(Work to complete): Write out each line that follows exactly as it stands, without the pictures.

(Raw data):
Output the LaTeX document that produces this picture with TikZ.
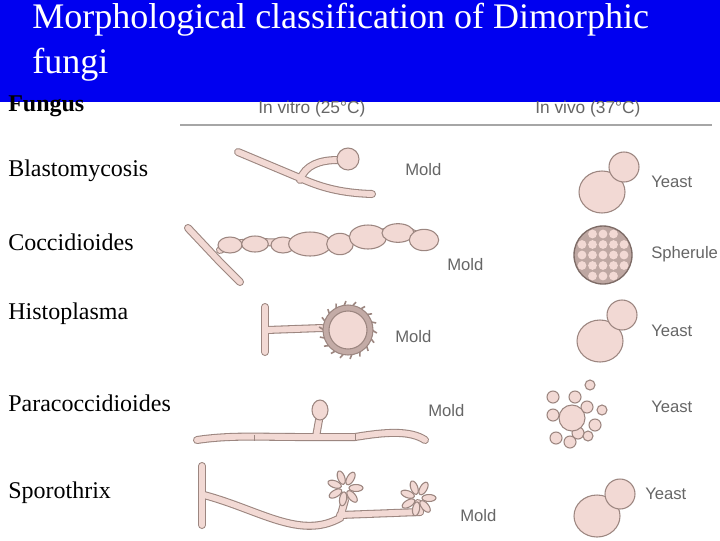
\documentclass[tikz,border=0pt]{standalone}
\usepackage{fontspec}
\setmainfont{Liberation Serif}
\newfontfamily\lbl{Liberation Sans}
\begin{document}
\begin{tikzpicture}[x=0.75pt,y=-0.75pt,
  cellc/.style={draw=edge,fill=cell,line width=0.8pt},
  lab/.style={font=\lbl\fontsize{12.5}{14}\selectfont,text=gray!80!black,anchor=west,inner sep=0},
  fname/.style={font=\fontsize{18}{20}\selectfont,anchor=west,inner sep=0},
  hypha/.style={line width=6pt,draw=edge,line cap=round},
  hyphin/.style={line width=4.4pt,draw=cell,line cap=round}]
\definecolor{cell}{HTML}{F2D9D4}
\definecolor{edge}{HTML}{9C8680}
\definecolor{band}{HTML}{0000F0}
\useasboundingbox (0,0) rectangle (720,540);
\fill[white] (0,0) rectangle (720,540);
\fill[band] (0,0) rectangle (720,102);
\node[anchor=west,text=white,inner sep=0,font=\fontsize{27}{30}\selectfont] (t1) at (32,20) {Morphological classification of Dimorphic};
\node[anchor=west,text=white,inner sep=0,font=\fontsize{27}{30}\selectfont] (t2) at (32,65) {fungi};
\node[fname,font=\bfseries\fontsize{18}{20}\selectfont] (fg) at (8,106) {Fungus};
\node[lab,font=\lbl\fontsize{13}{15}\selectfont] (hv) at (258,109) {In vitro (25°C)};
\node[lab,font=\lbl\fontsize{13}{15}\selectfont] (hw) at (535,109) {In vivo (37°C)};
\draw[gray!70,line width=1.5pt] (180,125) -- (712,125);
% names
\node[fname] (n1) at (8,171) {Blastomycosis};
\node[fname] (n2) at (8,242) {Coccidioides};
\node[fname] (n3) at (8,314) {Histoplasma};
\node[fname] (n4) at (8,403) {Paracoccidioides};
\node[fname] (n5) at (8,493) {Sporothrix};
% row 1
\foreach \s in {hypha,hyphin}{
 \draw[\s] (238,152) -- (300,178) .. controls (320,187) and (340,193) .. (372,194);
 \draw[\s] (300,180) .. controls (305,165) and (320,160) .. (338,160);}
\draw[cellc] (348,159) circle (11);
\node[lab] (m1) at (405,170) {Mold};
\draw[cellc] (602,192) ellipse (23 and 21);
\draw[cellc] (624,167) circle (15);
\node[lab] (y1) at (651,182) {Yeast};
% row 2
\foreach \s in {hypha,hyphin}{
 \draw[\s] (188,228) -- (220,262) -- (240,282);
 \draw[\s] (220,250) .. controls (235,240) and (260,242) .. (290,243) -- (330,244) .. controls (360,240) and (380,228) .. (410,232) -- (432,242);}
\foreach \p/\a/\b in {(230,245)/9/6,(255,244)/10/6,(283,245)/9/6,(310,244)/16/9,(340,244)/10/8,(368,237)/14/9,(398,233)/12/7,(424,240)/11/8}
 \draw[cellc] \p ellipse (\a pt and \b pt);
\node[lab] (m2) at (447,265) {Mold};
\draw[draw=edge!80!black,fill=edge!60!cell,line width=1pt] (603,255) circle (29);
\foreach \i in {-2,...,2}\foreach \j in {-2,...,2}{
 \pgfmathsetmacro{\d}{sqrt(\i*\i+\j*\j)}
 \ifdim\d pt<2.6pt \fill[cell] (603+\i*10.5,255+\j*10.5) circle (4.4);\fi}
\node[lab] (s2) at (651,254) {Spherule};
% row 3
\foreach \s in {hypha,hyphin}{
 \draw[\s] (265,307) -- (265,352);
 \draw[\s] (267,330) -- (322,328);}
\foreach \k in {0,20,...,340}
 \draw[edge,line width=1.2pt] (348,330)+(\k:24) -- +(\k+6:29);
\draw[draw=edge,fill=edge!55!cell,line width=0.8pt] (348,330) circle (25);
\draw[cellc] (348,330) circle (19);
\node[lab] (m3) at (395,337) {Mold};
\draw[cellc] (600,341) ellipse (23 and 21);
\draw[cellc] (622,315) circle (15);
\node[lab] (y3) at (651,331) {Yeast};
% row 4
\foreach \s in {hypha,hyphin}{
 \draw[\s] (197,440) .. controls (230,435) and (260,437) .. (300,437) -- (355,437) .. controls (385,432) and (410,430) .. (425,440);
 \draw[\s] (316,437) -- (319,420);}
\draw[edge,line width=0.6pt] (254,435) -- (254,441) (355,434) -- (355,440);
\draw[cellc] (320,410) ellipse (8 and 10);
\node[lab] (m4) at (428,411) {Mold};
\foreach \p/\r in {(553,397)/6,(575,397)/6,(590,385)/5,(553,415)/6,(587,407)/6,(602,410)/5,(595,425)/6,(578,433)/6,(556,438)/6,(570,442)/6,(588,436)/5}
 \draw[cellc] \p circle (\r);
\draw[cellc] (572,418) circle (13);
\node[lab] (y4) at (651,407) {Yeast};
% row 5
\foreach \s in {hypha,hyphin}{
 \draw[\s] (202,466) -- (202,525);
 \draw[\s] (204,495) .. controls (260,510) and (300,540) .. (340,518) -- (345,500);
 \draw[\s] (340,515) -- (420,512);
 \draw[\s] (420,512) -- (418,503);}
\foreach \cx/\cy in {345/488,418/498}
 \foreach \k in {0,50,...,310}
  \draw[cellc,rotate around={-\k:(\cx,\cy)}] (\cx+11,\cy) ellipse (7 and 3.5);
\node[lab] (m5) at (460,516) {Mold};
\draw[cellc] (597,516) ellipse (23 and 21);
\draw[cellc] (620,494) circle (15);
\node[lab] (y5) at (645,494) {Yeast};
\end{tikzpicture}
\end{document}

(Output for this exercise):
Output the LaTeX document that produces this picture with TikZ.
\documentclass[tikz,border=0pt]{standalone}
\usepackage{fontspec}
\setmainfont{Liberation Serif}
\newfontfamily\lbl{Liberation Sans}
\begin{document}
\begin{tikzpicture}[x=0.75pt,y=-0.75pt,
  cellc/.style={draw=edge,fill=cell,line width=0.8pt},
  lab/.style={font=\lbl\fontsize{12.5}{14}\selectfont,text=gray!80!black,anchor=west,inner sep=0},
  fname/.style={font=\fontsize{18}{20}\selectfont,anchor=west,inner sep=0},
  hypha/.style={line width=6pt,draw=edge,line cap=round},
  hyphin/.style={line width=4.4pt,draw=cell,line cap=round}]
\definecolor{cell}{HTML}{F2D9D4}
\definecolor{edge}{HTML}{9C8680}
\definecolor{band}{HTML}{0000F0}
\useasboundingbox (0,0) rectangle (720,540);
\fill[white] (0,0) rectangle (720,540);
\fill[band] (0,0) rectangle (720,102);
\node[anchor=west,text=white,inner sep=0,font=\fontsize{27}{30}\selectfont] (t1) at (32,20) {Morphological classification of Dimorphic};
\node[anchor=west,text=white,inner sep=0,font=\fontsize{27}{30}\selectfont] (t2) at (32,65) {fungi};
\node[fname,font=\bfseries\fontsize{18}{20}\selectfont] (fg) at (8,106) {Fungus};
\node[lab,font=\lbl\fontsize{13}{15}\selectfont] (hv) at (258,109) {In vitro (25°C)};
\node[lab,font=\lbl\fontsize{13}{15}\selectfont] (hw) at (535,109) {In vivo (37°C)};
\draw[gray!70,line width=1.5pt] (180,125) -- (712,125);
% names
\node[fname] (n1) at (8,171) {Blastomycosis};
\node[fname] (n2) at (8,242) {Coccidioides};
\node[fname] (n3) at (8,314) {Histoplasma};
\node[fname] (n4) at (8,403) {Paracoccidioides};
\node[fname] (n5) at (8,493) {Sporothrix};
% row 1
\foreach \s in {hypha,hyphin}{
 \draw[\s] (238,152) -- (300,178) .. controls (320,187) and (340,193) .. (372,194);
 \draw[\s] (300,180) .. controls (305,165) and (320,160) .. (338,160);}
\draw[cellc] (348,159) circle (11);
\node[lab] (m1) at (405,170) {Mold};
\draw[cellc] (602,192) ellipse (23 and 21);
\draw[cellc] (624,167) circle (15);
\node[lab] (y1) at (651,182) {Yeast};
% row 2
\foreach \s in {hypha,hyphin}{
 \draw[\s] (188,228) -- (220,262) -- (240,282);
 \draw[\s] (220,250) .. controls (235,240) and (260,242) .. (290,243) -- (330,244) .. controls (360,240) and (380,228) .. (410,232) -- (432,242);}
\foreach \p/\a/\b in {(230,245)/9/6,(255,244)/10/6,(283,245)/9/6,(310,244)/16/9,(340,244)/10/8,(368,237)/14/9,(398,233)/12/7,(424,240)/11/8}
 \draw[cellc] \p ellipse (\a pt and \b pt);
\node[lab] (m2) at (447,265) {Mold};
\draw[draw=edge!80!black,fill=edge!60!cell,line width=1pt] (603,255) circle (29);
\foreach \i in {-2,...,2}\foreach \j in {-2,...,2}{
 \pgfmathsetmacro{\d}{sqrt(\i*\i+\j*\j)}
 \ifdim\d pt<2.6pt \fill[cell] (603+\i*10.5,255+\j*10.5) circle (4.4);\fi}
\node[lab] (s2) at (651,254) {Spherule};
% row 3
\foreach \s in {hypha,hyphin}{
 \draw[\s] (265,307) -- (265,352);
 \draw[\s] (267,330) -- (322,328);}
\foreach \k in {0,20,...,340}
 \draw[edge,line width=1.2pt] (348,330)+(\k:24) -- +(\k+6:29);
\draw[draw=edge,fill=edge!55!cell,line width=0.8pt] (348,330) circle (25);
\draw[cellc] (348,330) circle (19);
\node[lab] (m3) at (395,337) {Mold};
\draw[cellc] (600,341) ellipse (23 and 21);
\draw[cellc] (622,315) circle (15);
\node[lab] (y3) at (651,331) {Yeast};
% row 4
\foreach \s in {hypha,hyphin}{
 \draw[\s] (197,440) .. controls (230,435) and (260,437) .. (300,437) -- (355,437) .. controls (385,432) and (410,430) .. (425,440);
 \draw[\s] (316,437) -- (319,420);}
\draw[edge,line width=0.6pt] (254,435) -- (254,441) (355,434) -- (355,440);
\draw[cellc] (320,410) ellipse (8 and 10);
\node[lab] (m4) at (428,411) {Mold};
\foreach \p/\r in {(553,397)/6,(575,397)/6,(590,385)/5,(553,415)/6,(587,407)/6,(602,410)/5,(595,425)/6,(578,433)/6,(556,438)/6,(570,442)/6,(588,436)/5}
 \draw[cellc] \p circle (\r);
\draw[cellc] (572,418) circle (13);
\node[lab] (y4) at (651,407) {Yeast};
% row 5
\foreach \s in {hypha,hyphin}{
 \draw[\s] (202,466) -- (202,525);
 \draw[\s] (204,495) .. controls (260,510) and (300,540) .. (340,518) -- (345,500);
 \draw[\s] (340,515) -- (420,512);
 \draw[\s] (420,512) -- (418,503);}
\foreach \cx/\cy in {345/488,418/498}
 \foreach \k in {0,50,...,310}
  \draw[cellc,rotate around={-\k:(\cx,\cy)}] (\cx+11,\cy) ellipse (7 and 3.5);
\node[lab] (m5) at (460,516) {Mold};
\draw[cellc] (597,516) ellipse (23 and 21);
\draw[cellc] (620,494) circle (15);
\node[lab] (y5) at (645,494) {Yeast};
\end{tikzpicture}
\end{document}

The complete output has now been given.